By George Mountis
WE ARE in the midst of the toughest economic times since the invasion. It is only natural, therefore, that many of us should succumb to the state of ‘insecurity’ that permeates society.
Some people turn recluse and inert, refusing to try out anything new or to make a new start – particularly when their businesses are in financial hot water.
Others are ‘cautiously optimistic’, believing that the crisis is temporary and that it shall pass, continuing to behave as they did before and thinking that, at some point, the ‘economy has to get better’, an attitude which prevents rethinking past habits. To us, both these outlooks are ineffectual. We must not allow ourselves to turn inert amid the current fluid situation in Cyprus; on the other hand, we must also not become too optimistic, thinking that all the problems will vanish as if by magic.
The portfolios of Cypriot banks comprise more loans than deposits (and capital). Even after the banks have been ‘recapitalised’, their balance sheets are deep in the red. Whereas a healthy banking system seeks to lend out depositors’ ‘stagnant’ savings (in order to collect a loan interest greater than the savings interest), the banking system in Cyprus is running a deficit which is currently being covered through liquidity guarantees from the European Central Bank and the ELA (Emergency Liquidity Assistance) mechanism, seeking to deleverage from the real economy.

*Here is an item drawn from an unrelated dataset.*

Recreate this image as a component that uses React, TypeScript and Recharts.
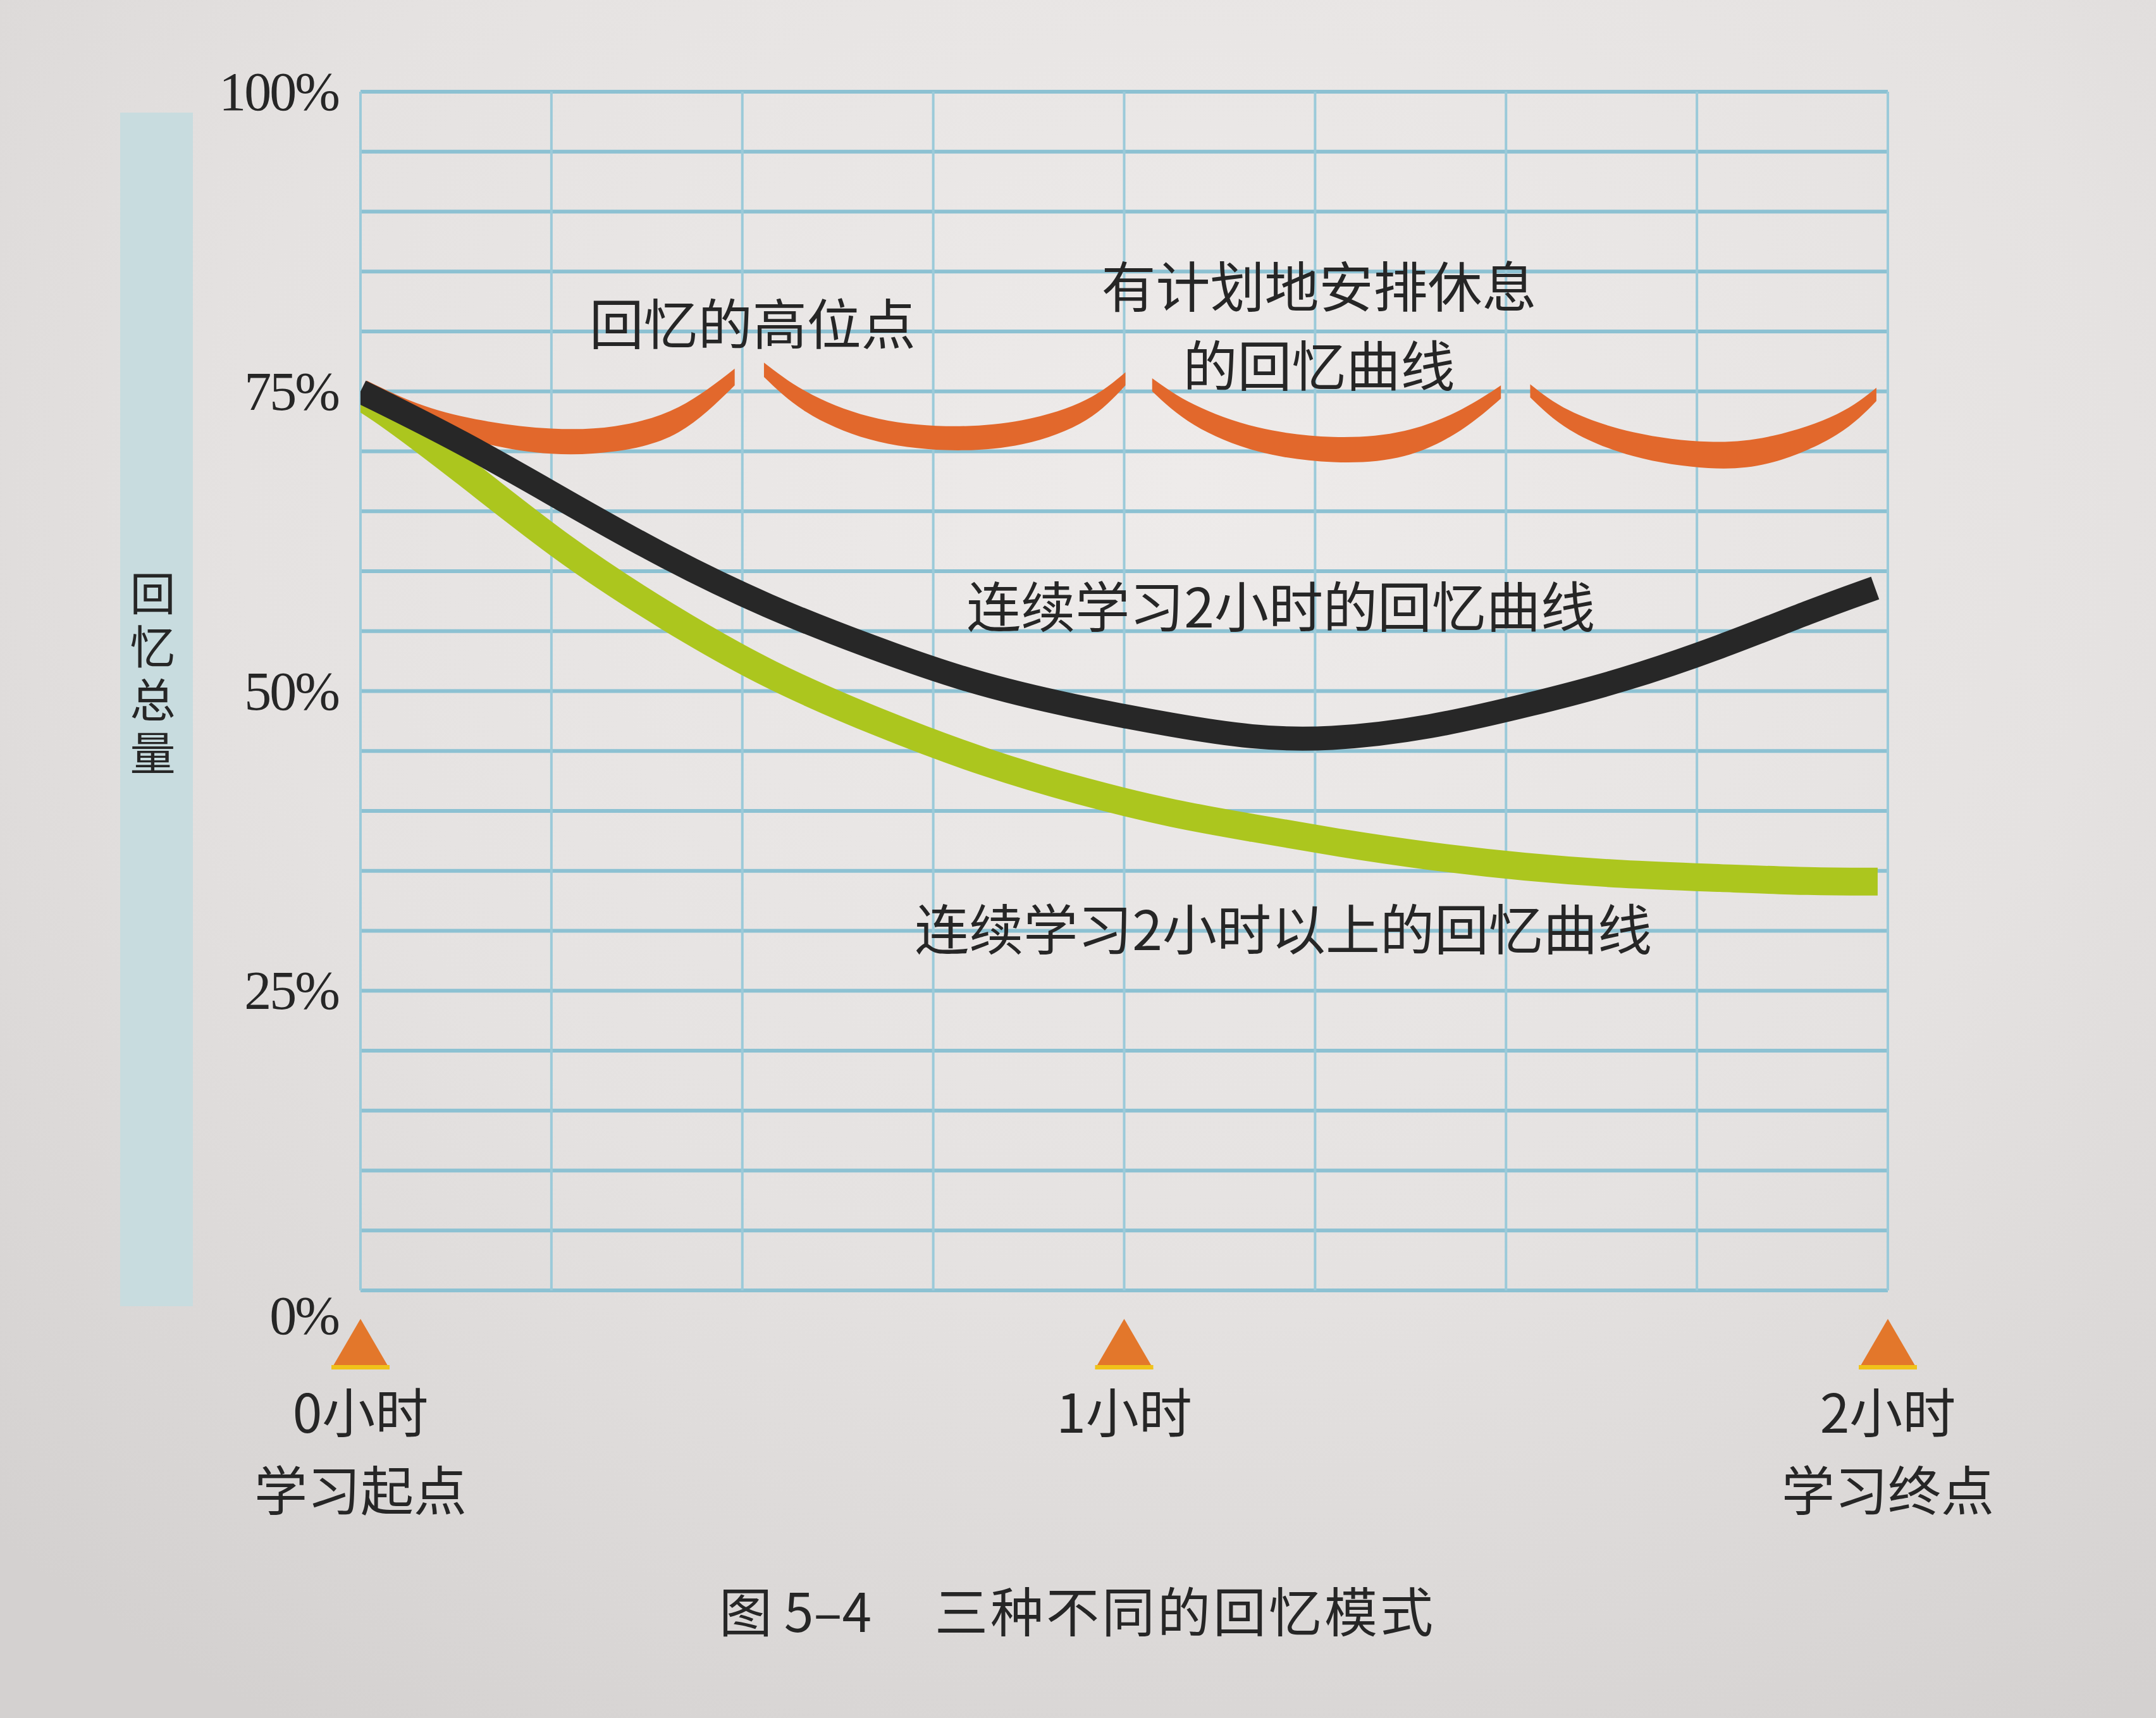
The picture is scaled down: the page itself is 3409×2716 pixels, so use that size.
import React from "react";
import {
  ComposedChart,
  Line,
  Area,
  XAxis,
  YAxis,
  CartesianGrid,
  ReferenceDot,
} from "recharts";

const W = 3409;
const H = 2716;

// axis ticks (minutes on x, percent on y)
const hourTicks = [0, 15, 30, 45, 60, 75, 90, 105, 120];
const percentTicks = [0, 5, 10, 15, 20, 25, 30, 35, 40, 45, 50, 55, 60, 65, 70, 75, 80, 85, 90, 95, 100];
const hourLabels: Record<number, string[]> = {
  0: ["0小时", "学习起点"],
  60: ["1小时"],
  120: ["2小时", "学习终点"],
};

// 连续学习2小时的回忆曲线 (black)
const continuous2h = [
  { x: 0, y: 75 }, { x: 8, y: 70.8 }, { x: 16, y: 65.9 }, { x: 24, y: 61.1 },
  { x: 32, y: 57 }, { x: 40, y: 53.7 }, { x: 48, y: 50.7 }, { x: 56, y: 48.7 },
  { x: 64, y: 47.1 }, { x: 70, y: 46.1 }, { x: 76, y: 45.9 }, { x: 84, y: 46.9 },
  { x: 92, y: 48.9 }, { x: 99, y: 50.8 }, { x: 107, y: 53.7 }, { x: 114, y: 56.7 },
  { x: 119, y: 58.6 },
];

// 连续学习2小时以上的回忆曲线 (green)
const over2h = [
  { x: 0, y: 74.6 }, { x: 2, y: 73.3 }, { x: 8, y: 68.5 }, { x: 16, y: 61.7 },
  { x: 24, y: 56.2 }, { x: 32, y: 51.3 }, { x: 41, y: 47.2 }, { x: 49, y: 44.0 },
  { x: 57, y: 41.5 }, { x: 64, y: 39.7 }, { x: 70, y: 38.6 }, { x: 77, y: 37.3 },
  { x: 84, y: 36.2 }, { x: 91.5, y: 35.3 }, { x: 99, y: 34.7 }, { x: 107, y: 34.4 },
  { x: 114, y: 34.1 }, { x: 119.2, y: 34.1 },
];

// 有计划地安排休息的回忆曲线 (orange crescents, [low, high])
const restArc1 = [
  { x: 0.5, r: [75.0, 75.9] }, { x: 5, r: [72.3, 73.8] }, { x: 10, r: [70.6, 72.5] },
  { x: 15, r: [69.8, 71.9] }, { x: 20, r: [70.0, 72.1] }, { x: 25, r: [71.6, 73.7] },
  { x: 29.4, r: [75.5, 76.9] },
];
const restArc2 = [
  { x: 31.7, r: [76.2, 77.4] }, { x: 35, r: [73.3, 75.0] }, { x: 40, r: [71.0, 72.9] },
  { x: 46, r: [70.1, 72.1] }, { x: 52, r: [70.6, 72.6] }, { x: 57, r: [72.6, 74.3] },
  { x: 60.1, r: [75.5, 76.6] },
];
const restArc3 = [
  { x: 62.2, r: [75.0, 76.1] }, { x: 65.5, r: [72.2, 73.9] }, { x: 70.5, r: [70.0, 72.0] },
  { x: 76.4, r: [69.1, 71.2] }, { x: 82, r: [69.6, 71.7] }, { x: 86.5, r: [71.8, 73.5] },
  { x: 89.6, r: [74.4, 75.5] },
];
const restArc4 = [
  { x: 91.9, r: [74.5, 75.6] }, { x: 95, r: [71.8, 73.4] }, { x: 100, r: [69.6, 71.6] },
  { x: 105.9, r: [68.6, 70.8] }, { x: 111, r: [69.1, 71.3] }, { x: 116, r: [71.4, 73.1] },
  { x: 119.1, r: [74.2, 75.3] },
];
const restArcs = [restArc1, restArc2, restArc3, restArc4];

// in-plot notes (data coords)
const notes = [
  { x: 30.8, y: 80.5, lines: ["回忆的高位点"] },
  { x: 75.3, y: 83.6, lines: ["有计划地安排休息", "的回忆曲线"] },
  { x: 72.3, y: 56.9, lines: ["连续学习2小时的回忆曲线"] },
  { x: 72.5, y: 30.0, lines: ["连续学习2小时以上的回忆曲线"] },
];

const CJK = "'Noto Sans CJK SC', 'Noto Sans', sans-serif";
const INK = "#262626";

function PercentTick({ x, y, payload }: any) {
  const v = payload.value;
  if (v % 25 !== 0) return <g />;
  return (
    <text
      x={x}
      y={v === 0 ? y + 40 : y}
      dy="0.34em"
      textAnchor="end"
      fontFamily="'Liberation Serif', serif"
      fontSize={86}
      letterSpacing={-3}
      fill={INK}
    >
      {v}%
    </text>
  );
}

function HourTick({ x, y, payload }: any) {
  const lines = hourLabels[payload.value];
  if (!lines) return <g />;
  return (
    <g>
      <polygon points={`${x},${y + 45} ${x - 46},${y + 124} ${x + 46},${y + 124}`} fill="#e3772b" />
      <rect x={x - 46} y={y + 118} width={92} height={7} fill="#f0c21a" />
      {lines.map((t, i) => (
        <text
          key={t}
          x={x}
          y={y + 196 + i * 123}
          dy="0.35em"
          textAnchor="middle"
          fontFamily={CJK}
          fontSize={84}
          fill={INK}
        >
          {t}
        </text>
      ))}
    </g>
  );
}

function NoteLabel({ viewBox, lines }: any) {
  const cx = viewBox.x + (viewBox.width || 0) / 2;
  const cy = viewBox.y + (viewBox.height || 0) / 2;
  return (
    <g>
      {lines.map((l: string, i: number) => (
        <text
          key={l}
          x={cx}
          y={cy + i * 125}
          dy="0.35em"
          textAnchor="middle"
          fontFamily={CJK}
          fontSize={86}
          fill={INK}
        >
          {l}
        </text>
      ))}
    </g>
  );
}

export default function App() {
  return (
    <div
      style={{
        position: "absolute",
        left: 0,
        top: 0,
        width: W,
        height: H,
        overflow: "hidden",
        background:
          "radial-gradient(ellipse 80% 85% at 55% 28%, #eeebea 0%, #e5e2e1 55%, #d4d1d0 100%)",
      }}
    >
      {/* y axis title band */}
      <div
        style={{
          position: "absolute",
          left: 190,
          top: 178,
          width: 115,
          height: 1887,
          background: "#c8dcdf",
        }}
      />
      <div
        style={{
          position: "absolute",
          left: 204,
          top: 902,
          fontFamily: CJK,
          fontSize: 72,
          letterSpacing: 12,
          lineHeight: "74px",
          color: INK,
          writingMode: "vertical-rl",
        }}
      >
        回忆总量
      </div>

      <div style={{ position: "absolute", left: 0, top: 0 }}>
        <ComposedChart
          width={W}
          height={H}
          margin={{ top: 145, right: 424, bottom: 76, left: 170 }}
        >
          <CartesianGrid vertical={false} stroke="#8cc1d2" strokeWidth={6} />
          <CartesianGrid horizontal={false} stroke="#9bcad9" strokeWidth={4} />
          <XAxis
            type="number"
            dataKey="x"
            domain={[0, 120]}
            ticks={hourTicks}
            allowDataOverflow
            axisLine={false}
            tickLine={false}
            tickSize={0}
            tickMargin={0}
            height={600}
            interval={0}
            tick={<HourTick />}
          />
          <YAxis
            type="number"
            domain={[0, 100]}
            ticks={percentTicks}
            allowDataOverflow
            axisLine={false}
            tickLine={false}
            tickSize={0}
            tickMargin={35}
            width={400}
            interval={0}
            tick={<PercentTick />}
          />
          {restArcs.map((arc, i) => (
            <Area
              key={`arc-${i}`}
              data={arc}
              dataKey="r"
              type="natural"
              stroke="none"
              fill="#e2682c"
              fillOpacity={1}
              isAnimationActive={false}
              activeDot={false}
            />
          ))}
          <Line
            data={over2h}
            dataKey="y"
            type="basis"
            stroke="#acc61e"
            strokeWidth={44}
            strokeLinecap="butt"
            dot={false}
            activeDot={false}
            isAnimationActive={false}
          />
          <Line
            data={continuous2h}
            dataKey="y"
            type="basis"
            stroke="#272727"
            strokeWidth={38}
            strokeLinecap="butt"
            dot={false}
            activeDot={false}
            isAnimationActive={false}
          />
          {notes.map((n) => (
            <ReferenceDot
              key={n.lines[0]}
              x={n.x}
              y={n.y}
              r={0}
              fill="none"
              stroke="none"
              label={<NoteLabel lines={n.lines} />}
            />
          ))}
        </ComposedChart>
      </div>

      {/* caption */}
      <div
        style={{
          position: "absolute",
          left: 1137,
          top: 2490,
          fontFamily: CJK,
          fontSize: 84,
          lineHeight: "108px",
          color: INK,
          whiteSpace: "pre",
        }}
      >
        <span>图 5–4</span>
        <span style={{ marginLeft: 100, letterSpacing: 4 }}>三种不同的回忆模式</span>
      </div>
    </div>
  );
}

The banks are desperately trying to collect on as many delinquent (or problematic) loans as possible, thus draining liquidity from the economy and from businesses, which have seen their profits evaporate (and turn into losses), thereby exacerbating those very conditions that make a business non-viable.
Take a business that continues to function at a basic level, mainly thanks to ‘good’ partners. Its revenues go toward paying salaries, the electricity bill, VAT, rent, servicing its loans (as well as paying legal fees for any bank lawsuits – which ultimately backfires on the banks themselves), and of course paying its suppliers.
But as the business finds it increasingly hard to collect – unless if it’s in retail – it lags behind on its payments, and as a result resorts to settlements to repay what it owes at a later date; meanwhile any new obligations are not serviced. As businesses can no longer borrow from the banks – not because the banks are ‘evil’ but rather because the loans they have given out exceed their deposits and equity- they seek to borrow from everyone else, that is, the suppliers, their staff etc. This is the vicious cycle that we are in today!
Our businesses today have morphed into ‘machines’ that churn out unpaid and artificial debt. Not because they are poorly run, but because of the simultaneous contraction of the private sector, the sharp decline in their turnover, the banks tightening the screws on debt collection, and last but not least the loss of income of the businesses’ clients.
We must therefore adapt, trusting in ourselves and being open to the view that, whereas the crisis has created problems that need addressing, at the same it presents opportunities. This is an opportunity to change mentality, both with regard to the banking system and to the country as a whole. Let’s engage in some self-criticism, recognise our mistakes, and try to overcome the impasses, shedding old habits; and this goes for businesses and banks alike. It’s time for us to change.
Through JEREMIE, a co-financed instrument – supposedly aimed at ‘propping up’ micro and small enterprises – the Bank of Cyprus is even now asking businessmen (and even their relatives) to put up collateral in the form of homes (and other real estate) for loans, as if no other means exist to collateralise a loan. In short, we are pursuing the same model which led our banking system to the state that it is in today.